Investor Perspective

For retail and institutional investors, algorithmic funds offer several advantages:

Diversification through data-driven methods
Emotion-free trading discipline
Consistent performance under varying conditions

However, they come with caveats: reliance on historical data, potential for overfitting, and sensitivity to regime shifts.

Ethical and Market Implications

Critics argue that algorithmic funds can amplify volatility or cause “flash crashes” due to herd-like reactions. However, regulators and exchanges now enforce circuit breakers and throttling to mitigate such risks.

The real ethical debate lies in data fairness—whether firms with superior data access hold an undue advantage.

Building a Small-Scale Algorithmic Fund

Entrepreneurs and independent quants can establish small algorithmic funds under an LLC or registered investment advisor (RIA) structure. Steps include:

Designing and backtesting strategies.
Establishing broker relationships (e.g., Interactive Brokers).
Implementing compliance and audit protocols.
Setting up investor reporting dashboards.
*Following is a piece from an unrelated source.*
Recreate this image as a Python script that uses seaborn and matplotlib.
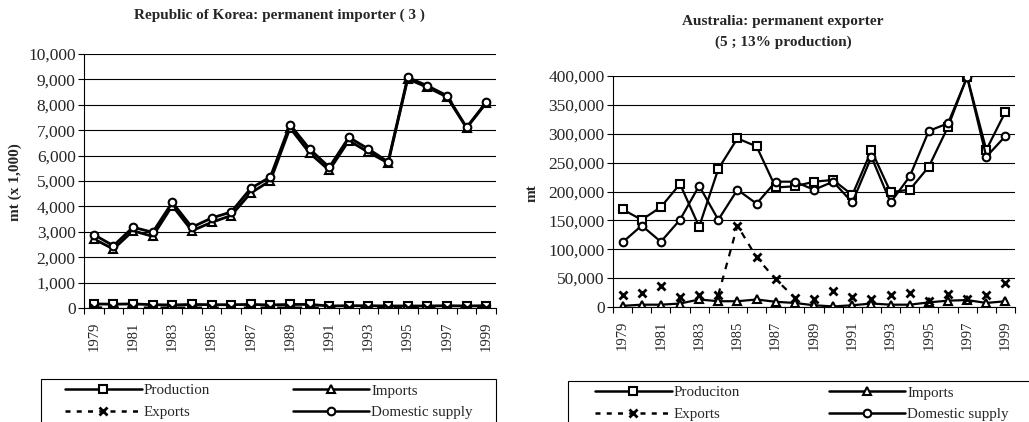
import numpy as np
import pandas as pd
import seaborn as sns
import matplotlib.pyplot as plt
from matplotlib.lines import Line2D
from matplotlib.patches import Rectangle
from matplotlib.ticker import FixedLocator, StrMethodFormatter

# data
years = np.arange(1979, 2000)

kor_production = [160, 150, 160, 130, 120, 140, 130, 130, 140, 120, 140,
                  140, 80, 90, 90, 80, 80, 80, 90, 80, 90]
kor_imports = [2720, 2320, 3040, 2820, 4030, 3040, 3370, 3640, 4530, 5010, 7090,
               6100, 5420, 6590, 6130, 5710, 9020, 8690, 8310, 7090, 8070]
kor_exports = [10, 10, 10, 5, 5, 5, 5, 5, 5, 5, 5,
               5, 5, 5, 5, 5, 5, 5, 5, 5, 5]
kor_domestic = [2890, 2450, 3180, 2980, 4160, 3180, 3540, 3780, 4710, 5160, 7220,
                6260, 5540, 6720, 6260, 5750, 9080, 8750, 8360, 7110, 8100]

aus_production = [169000, 151000, 173000, 213000, 139000, 239000, 292000, 278000,
                  207000, 209000, 217000, 220000, 194000, 271000, 199000, 203000,
                  243000, 312000, 399000, 272000, 338000]
aus_imports = [2000, 4000, 4000, 6000, 13000, 10000, 10000, 13000, 9000, 7000, 3000,
               1000, 3000, 6000, 4000, 4000, 8000, 11000, 12000, 7000, 10000]
aus_exports = [20000, 25000, 36000, 17000, 20000, 21000, 141000, 86000, 48000,
               16000, 13000, 28000, 17000, 13000, 21000, 24000, 10000, 23000,
               14000, 20000, 41000]
aus_domestic = [112000, 141000, 113000, 151000, 210000, 151000, 203000, 179000,
                217000, 217000, 203000, 217000, 181000, 260000, 181000, 226000,
                305000, 318000, 398000, 260000, 296000]

labels_kor = ["Production", "Imports", "Exports", "Domestic supply"]
labels_aus = ["Produciton", "Imports", "Exports", "Domestic supply"]

sns.set_style("white")
plt.rcParams['font.family'] = ['Liberation Serif', 'DejaVu Serif']

W, H = 1029, 422
fig = plt.figure(figsize=(W / 100, H / 100), dpi=100)


def fx(x):
    return x / W


def fy(y):
    return 1 - y / H


pos = np.arange(len(years))
solid = dict(color='black', markeredgecolor='black', markerfacecolor='white')
styles = {
    "prod": dict(marker='s', markersize=5.5, **solid),
    "imp": dict(marker='^', markersize=5.5, **solid),
    "exp": dict(marker='x', markersize=6, markeredgewidth=2, color='black',
                markeredgecolor='black'),
    "dom": dict(marker='o', markersize=5.5, **solid),
}


def draw_panel(ax, prod, imp, exp, dom, lw, ymax, ystep, dash_mask):
    sns.lineplot(x=pos, y=prod, ax=ax, lw=lw, markeredgewidth=1.5, **styles["prod"])
    sns.lineplot(x=pos, y=imp, ax=ax, lw=lw, markeredgewidth=1.5, **styles["imp"])
    exp = np.asarray(exp)
    sns.lineplot(x=pos, y=exp, ax=ax, linestyle='none', **styles["exp"])
    sns.lineplot(x=pos[dash_mask], y=exp[dash_mask], ax=ax, lw=lw, color='black',
                 dashes=False, linestyle=(0, (3, 3)))
    sns.lineplot(x=pos, y=dom, ax=ax, lw=lw, markeredgewidth=1.5, **styles["dom"])

    ax.set_xlim(-0.5, len(years) - 0.5)
    ax.set_ylim(0, ymax)
    ax.set_yticks(np.arange(0, ymax + 1, ystep))
    ax.yaxis.set_major_formatter(StrMethodFormatter('{x:,.0f}'))
    ax.set_xticks(pos[::2])
    ax.set_xticklabels([str(y) for y in years[::2]], rotation=90, fontsize=10.5)
    ax.xaxis.set_minor_locator(FixedLocator(np.arange(-0.5, len(years), 1)))
    ax.tick_params(axis='x', which='major', length=0, pad=10)
    ax.tick_params(axis='x', which='minor', length=4, width=0.8, direction='out',
                   color='black', bottom=True)
    ax.tick_params(axis='y', length=4, width=0.8, direction='out', color='black',
                   labelsize=12.5, pad=2, left=True)
    ax.yaxis.grid(True, color='black', lw=0.8)
    ax.set_axisbelow(True)
    for s in ['top', 'right']:
        ax.spines[s].set_visible(False)
    for s in ['left', 'bottom']:
        ax.spines[s].set_color('black')
        ax.spines[s].set_linewidth(0.8)
    ax.set_xlabel('')
    ax.set_ylabel('')


ax1 = fig.add_axes([fx(84), fy(308), fx(496) - fx(84), (308 - 54) / H])
draw_panel(ax1, kor_production, kor_imports, kor_exports, kor_domestic,
           2.0, 10000, 1000, np.ones(len(years), dtype=bool))

ax2 = fig.add_axes([fx(613), fy(307), fx(1015) - fx(613), (307 - 76) / H])
draw_panel(ax2, aus_production, aus_imports, aus_exports, aus_domestic,
           1.6, 400000, 50000, (years >= 1984) & (years <= 1988))

# titles and axis labels
fig.text(fx(279), fy(15), 'Republic of Korea: permanent importer ( 3 )',
         ha='center', va='center', fontweight='bold', fontsize=11)
fig.text(fx(783), fy(22), 'Australia: permanent exporter',
         ha='center', va='center', fontweight='bold', fontsize=11)
fig.text(fx(783), fy(42), '(5 ; 13% production)',
         ha='center', va='center', fontweight='bold', fontsize=11)
fig.text(fx(15), fy(182), 'mt (x 1,000)', rotation=90, ha='center', va='center',
         fontweight='bold', fontsize=11)
fig.text(fx(532), fy(193), 'mt', rotation=90, ha='center', va='center',
         fontweight='bold', fontsize=11)


# legends with boxes running off the bottom of the figure
def add_legend(labels, box_x0, box_x1, box_top, anchor_x, anchor_y, colsp):
    handles = [
        Line2D([], [], lw=1.8, markeredgewidth=1.5, **styles["prod"]),
        Line2D([], [], lw=1.8, linestyle=(0, (2, 2.5)), **styles["exp"]),
        Line2D([], [], lw=1.8, markeredgewidth=1.5, **styles["imp"]),
        Line2D([], [], lw=1.8, markeredgewidth=1.5, **styles["dom"]),
    ]
    names = [labels[0], labels[2], labels[1], labels[3]]
    fig.patches.append(Rectangle((fx(box_x0), fy(box_top + 60)),
                                 fx(box_x1) - fx(box_x0), 60 / H,
                                 transform=fig.transFigure, fill=False,
                                 edgecolor='black', lw=0.8))
    fig.legend(handles, names, ncol=2, frameon=False, loc='upper left',
               bbox_to_anchor=(fx(anchor_x), fy(anchor_y)), fontsize=10.8,
               handlelength=5.1, handletextpad=0.15, columnspacing=colsp,
               borderpad=0, borderaxespad=0, labelspacing=0.55, markerscale=1)


add_legend(labels_kor, 41, 496, 379, 65, 384, 5.5)
add_legend(labels_aus, 568, 1040, 381, 595, 386, 5.9)

fig.savefig('out.png', dpi=100)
Risk disclosures and registration requirements vary by state and fund size.

Future Outlook

As computational power grows and AI models mature, algorithmic trading funds will evolve beyond pattern recognition into predictive reasoning. Expect integration of large-scale reinforcement learning, cross-asset optimization, and blockchain-based execution protocols.

Conclusion

Algorithmic trading funds blend mathematics, engineering, and economics into a single operational system. Their disciplined, data-centric nature contrasts with emotional, narrative-driven investing. For investors and fund managers alike, the key advantage lies in consistency—the ability to apply a model systematically without deviation.

In the coming decade, algorithmic trading funds will continue to shape market microstructure, redefine investment philosophy, and influence how both institutional and individual investors view financial decision-making. Their precision, adaptability, and scalability position them not just as participants in modern finance, but as its architects.